John Wannamaker, a very successful nineteenth century department store mogul, famously once said that “I know I’m wasting half of my advertising budget, I just don’t know which half.” In his day, he didn’t have to contend with online advertising and click-fraud.
Take it with a grain of salt, but a trade group representing the nation’s biggest advertisers has found that bots are costing advertisers billions of dollars. According to Bill Cromwell at Media Life, the report…
offers an in-depth look at bots, software that imitates humans by going to web sites and clicking on ads and activating online videos, creating fraudulent traffic that advertisers end up paying for. The study predicts bot fraud will cost global advertisers $6.3 billion next year.
In mass media, advertising involves three parties. The advertiser wants to deliver a message.
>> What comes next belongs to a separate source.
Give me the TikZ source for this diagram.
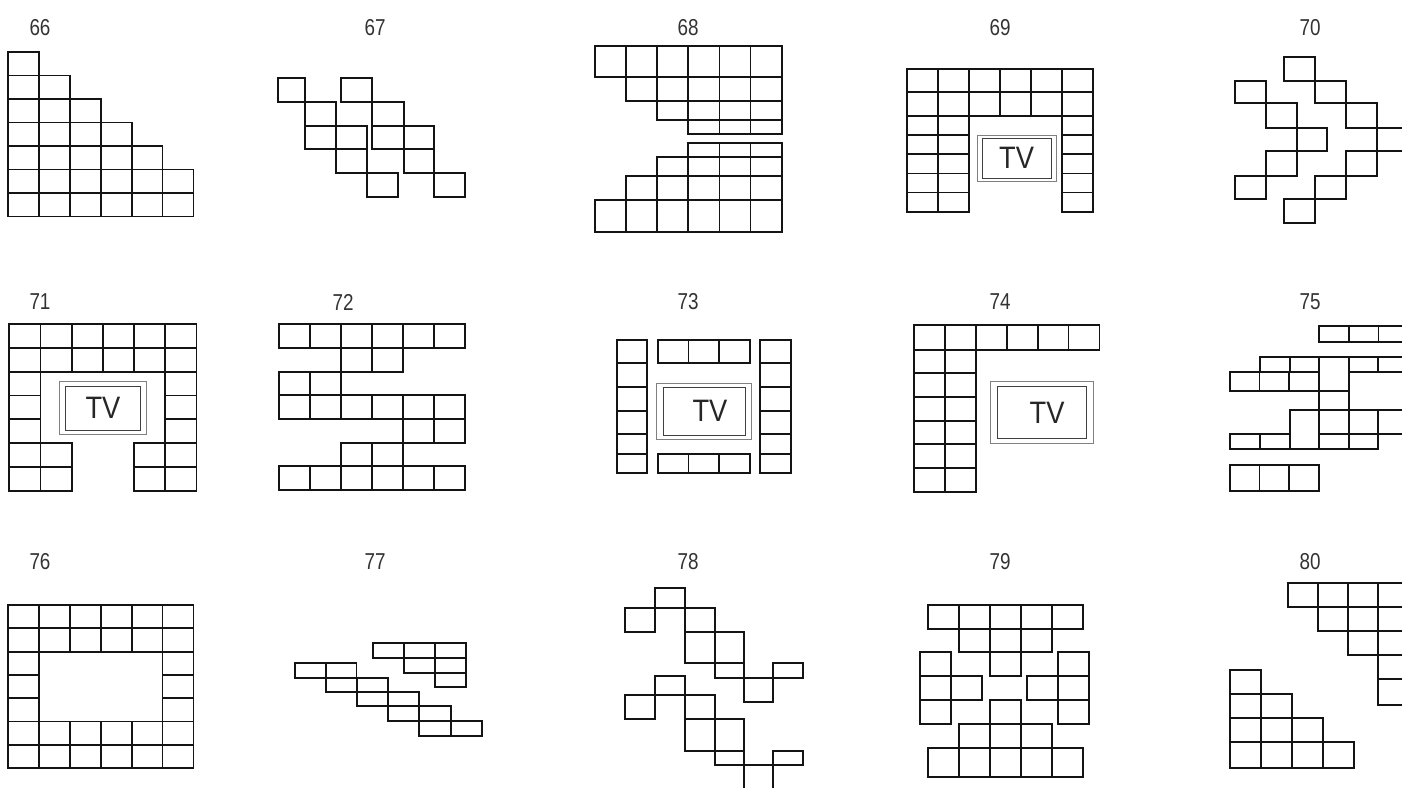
\documentclass[tikz,border=0pt]{standalone}
\usepackage{fontspec}
\setmainfont{Liberation Sans}
\newcommand{\seatrow}[5]{\foreach \k in {1,...,#5}{\draw[seat] ({#1+(\k-1)*(#3)},{#2}) rectangle ++(#3,#4);}}
\newcommand{\seatbox}[4]{\draw[seat] (#1,#2) rectangle (#3,#4);}
\newcommand{\tvset}[9]{\draw[tvo] (#1,#2) rectangle (#3,#4);\draw[tvi] (#5,#6) rectangle (#7,#8);}
\begin{document}
\begin{tikzpicture}[x=1pt,y=-1pt,
  seat/.style={draw=black!92, line width=1.8pt},
  tvo/.style={draw=black!50, line width=0.8pt},
  tvi/.style={draw=black!75, line width=1pt},
  lab/.style={font=\fontsize{23}{23}\selectfont, text=black!80, xscale=0.82},
  tvt/.style={font=\fontsize{31}{31}\selectfont, text=black!85, xscale=0.88}]
\useasboundingbox (0,0) rectangle (1402,787);
\clip (0,0) rectangle (1402,787);
% labels
\node[lab] (l66) at (40,28) {66};
\node[lab] (l67) at (375,28) {67};
\node[lab] (l68) at (688,28) {68};
\node[lab] (l69) at (1000,28) {69};
\node[lab] (l70) at (1310,28) {70};
\node[lab] (l71) at (40,302) {71};
\node[lab] (l72) at (343,302) {72};
\node[lab] (l73) at (688,302) {73};
\node[lab] (l74) at (1000,302) {74};
\node[lab] (l75) at (1310,302) {75};
\node[lab] (l76) at (40,562) {76};
\node[lab] (l77) at (375,562) {77};
\node[lab] (l78) at (688,562) {78};
\node[lab] (l79) at (1000,562) {79};
\node[lab] (l80) at (1310,562) {80};
% 66
\seatrow{8}{52}{30.9}{23.5}{1}
\seatrow{8}{75.5}{30.9}{23.5}{2}
\seatrow{8}{99}{30.9}{23.5}{3}
\seatrow{8}{122.5}{30.9}{23.5}{4}
\seatrow{8}{146}{30.9}{23.5}{5}
\seatrow{8}{169.5}{30.9}{23.5}{6}
\seatrow{8}{193}{30.9}{23.5}{6}
% 67
\seatbox{277.7}{78}{305}{102}
\seatbox{305}{102}{336}{126}
\seatbox{305}{126}{336}{149.3}
\seatbox{336}{126}{366.7}{149.3}
\seatbox{336}{149.3}{366.7}{173.3}
\seatbox{366.7}{173.3}{397.7}{196.7}
\seatbox{341}{78}{372.3}{102}
\seatbox{372.3}{102}{403.7}{126}
\seatbox{372.3}{126}{403.7}{149.3}
\seatbox{403.7}{126}{434.3}{149.3}
\seatbox{403.7}{149.3}{434.3}{173.3}
\seatbox{434.3}{173.3}{465}{196.7}
% 68
\seatrow{595}{45.7}{31.1}{31.6}{6}
\seatrow{626.1}{77.3}{31.1}{23.7}{5}
\seatrow{657.2}{101}{31.1}{19}{4}
\seatrow{688.3}{120}{31.1}{14.3}{3}
\seatrow{688.3}{143.3}{31.1}{14}{3}
\seatrow{657.2}{157.3}{31.1}{18.7}{4}
\seatrow{626.1}{176}{31.1}{24}{5}
\seatrow{595}{200}{31.1}{31.7}{6}
% 69
\seatrow{907.3}{69}{31}{23.3}{6}
\seatrow{907.3}{92.3}{31}{23.7}{6}
\foreach \j in {0,...,4}{\seatrow{907.3}{116+19.14*\j}{31}{19.14}{2}\seatrow{1062.3}{116+19.14*\j}{31}{19.14}{1}}
\tvset{977.7}{135}{1056.3}{181}{982.7}{138.7}{1051}{178.3}{}
\node[tvt] (tv69) at (1016.5,158) {TV};
% 70
\seatbox{1234.7}{80.7}{1265.7}{103.3}
\seatbox{1265.7}{103.3}{1296.7}{128.3}
\seatbox{1296.7}{128.3}{1327.3}{151}
\seatbox{1265.7}{151}{1296.7}{176}
\seatbox{1234.7}{176}{1265.7}{199.3}
\seatbox{1284}{56.7}{1315}{80.7}
\seatbox{1315}{80.7}{1346}{103.3}
\seatbox{1346}{103.3}{1376.7}{128.3}
\seatbox{1376.7}{128.3}{1407.7}{151}
\seatbox{1346}{151}{1376.7}{176}
\seatbox{1315}{176}{1346}{199.3}
\seatbox{1284}{199.3}{1315}{222.7}
% 71
\seatrow{9.3}{324.3}{31.2}{24}{6}
\seatrow{9.3}{348.3}{31.2}{23.7}{6}
\foreach \j in {0,1,2}{\seatrow{9.3}{372+23.55*\j}{31.2}{23.55}{1}\seatrow{165.3}{372+23.55*\j}{31.2}{23.55}{1}}
\foreach \j in {0,1}{\seatrow{9.3}{442.7+24.15*\j}{31.2}{24.15}{2}\seatrow{134.1}{442.7+24.15*\j}{31.2}{24.15}{2}}
\tvset{59.3}{381.7}{146.7}{434}{65.7}{386}{140.7}{430}{}
\node[tvt] (tv71) at (103,408) {TV};
% 72
\seatrow{279.3}{324.3}{30.95}{23.4}{6}
\seatrow{341.2}{347.7}{30.95}{24}{2}
\seatrow{279.3}{371.7}{30.95}{23.3}{2}
\seatrow{279.3}{395}{30.95}{24}{6}
\seatrow{403.1}{419}{30.95}{23.7}{2}
\seatrow{341.2}{442.7}{30.95}{23}{2}
\seatrow{279.3}{465.7}{30.95}{24.3}{6}
% 73
\foreach \a/\b in {340/363.3,363.3/387.3,387.3/410.7,410.7/434.3,434.3/454,454/472.7}{\seatbox{616.7}{\a}{647.3}{\b}\seatbox{760}{\a}{791}{\b}}
\seatrow{657.7}{340}{30.77}{23.3}{3}
\seatrow{657.7}{454}{30.77}{18.7}{3}
\tvset{656.7}{383.3}{751.7}{439.3}{663.3}{387.3}{745}{435}{}
\node[tvt] (tv73) at (710,411) {TV};
% 74
\seatrow{914}{325}{30.9}{25}{6}
\foreach \a/\b in {350/373.3,373.3/397.3,397.3/420.7,420.7/444.3,444.3/467.7,467.7/491.7}{\seatrow{914}{\a}{30.9}{\b-\a}{2}}
\tvset{990.3}{381.7}{1093.3}{443.3}{997.7}{386}{1086}{438.3}{}
\node[tvt] (tv74) at (1047,413) {TV};
% 75
\seatrow{1319}{325.7}{29.7}{16.6}{3}
\seatbox{1260}{357.3}{1289.7}{372.3}
\seatbox{1289.7}{357.3}{1319}{372.3}
\seatbox{1349}{357.3}{1378.3}{372.3}
\seatbox{1378.3}{357.3}{1408}{372.3}
\seatrow{1229.7}{372.3}{29.8}{18.4}{3}
\seatbox{1319}{357.3}{1349}{390.7}
\seatbox{1319}{390.7}{1349}{410}
\seatbox{1289.7}{410}{1319}{449.3}
\seatbox{1319}{410}{1349}{434}
\seatbox{1349}{410}{1378.3}{434}
\seatbox{1378.3}{410}{1408}{434}
\seatbox{1319}{434}{1349}{449.3}
\seatbox{1349}{434}{1378.3}{449.3}
\seatbox{1229.7}{434}{1260}{449.3}
\seatbox{1260}{434}{1289.7}{449.3}
\seatrow{1229.7}{465}{29.8}{25.7}{3}
% 76
\seatrow{8}{605}{30.9}{23.3}{6}
\seatrow{8}{628.3}{30.9}{23.3}{6}
\foreach \j in {0,1,2}{\seatrow{8}{651.6+23.3*\j}{30.9}{23.3}{1}\seatrow{162.5}{651.6+23.3*\j}{30.9}{23.3}{1}}
\seatrow{8}{721.5}{30.9}{23.3}{6}
\seatrow{8}{744.8}{30.9}{23.3}{6}
% 77
\seatrow{295}{662.7}{30.7}{15}{2}
\seatbox{325.7}{677.7}{357.3}{692.3}
\seatbox{357.3}{677.7}{388.3}{692.3}
\seatbox{357.3}{692.3}{388.3}{706}
\seatbox{388.3}{692.3}{419.3}{706}
\seatbox{388.3}{706}{419.3}{720.7}
\seatbox{419.3}{706}{450.7}{720.7}
\seatbox{419.3}{720.7}{450.7}{736}
\seatbox{450.7}{720.7}{481.7}{736}
\seatrow{372.7}{642.7}{31.1}{15}{3}
\seatrow{403.8}{657.7}{31.1}{15}{2}
\seatrow{434.9}{672.7}{31.1}{14.6}{1}
% 78
\seatbox{655}{588.3}{685}{608.3}
\seatbox{625}{608.3}{655}{631.7}
\seatbox{685}{608.3}{715}{631.7}
\seatbox{685}{631.7}{715}{663.3}
\seatbox{715}{631.7}{744}{663.3}
\seatbox{715}{663.3}{744}{677.7}
\seatbox{744}{677.7}{773.3}{701.7}
\seatbox{773.3}{662.7}{803.3}{677.7}
\seatbox{655}{676}{685}{695}
\seatbox{625}{695}{655}{719.3}
\seatbox{685}{695}{715}{719.3}
\seatbox{685}{719.3}{715}{750.7}
\seatbox{715}{719.3}{744}{750.7}
\seatbox{715}{750.7}{744}{765}
\seatbox{773.3}{750.7}{803.3}{765}
\draw[seat] (744,765) -- (744,790) (773.3,765) -- (773.3,790) (744,765) -- (773.3,765);
% 79
\seatrow{928}{605}{31}{24}{5}
\seatrow{959}{629}{31}{23}{3}
\seatbox{990}{652}{1021}{676}
\seatbox{920}{652}{951}{676}
\seatrow{920}{676}{31}{24}{2}
\seatbox{920}{700}{951}{724}
\seatbox{1058}{652}{1089}{676}
\seatrow{1027}{676}{31}{24}{2}
\seatbox{1058}{700}{1089}{724}
\seatbox{990}{700}{1021}{724}
\seatrow{959}{724}{31}{24}{3}
\seatrow{928}{748}{31}{29}{5}
% 80
\seatrow{1288}{583}{30}{24}{4}
\seatrow{1318}{607}{30}{24}{3}
\seatrow{1348}{631}{30}{24}{2}
\seatrow{1378}{655}{30}{24}{1}
\seatrow{1378}{679}{30}{26}{1}
\seatrow{1230}{670}{31}{24}{1}
\seatrow{1230}{694}{31}{24}{2}
\seatrow{1230}{718}{31}{24}{3}
\seatrow{1230}{742}{31}{26}{4}
\end{tikzpicture}
\end{document}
The publisher, such as a television station, magazine, or website, will display the ad in exchange for a payment. An advertising agent places an advertiser’s advertisement in a publisher’s publication. The first two parties are almost the same in the online world, but the role of advertising agent is often done by an advertising network. (Google owns the largest advertising network in the world.) Most commonly, advertisers pay for each click their ad receives. If memory serves, the higher the click-through rate the more money the publisher and advertising network receive from the advertiser. This is clicks generated by software, rather than human beings who will actually respond to an advertising message, is a problem.
Lastly, I say to take this with a grain of salt because advertisers are likely looking to drive the price of online ads down. Moreover, the organizational co-author of the report, White Ops, is a technology firm that sells bot-detection software. It absolutely makes sense that they would find that bots and click-fraud are a big problem for advertisers.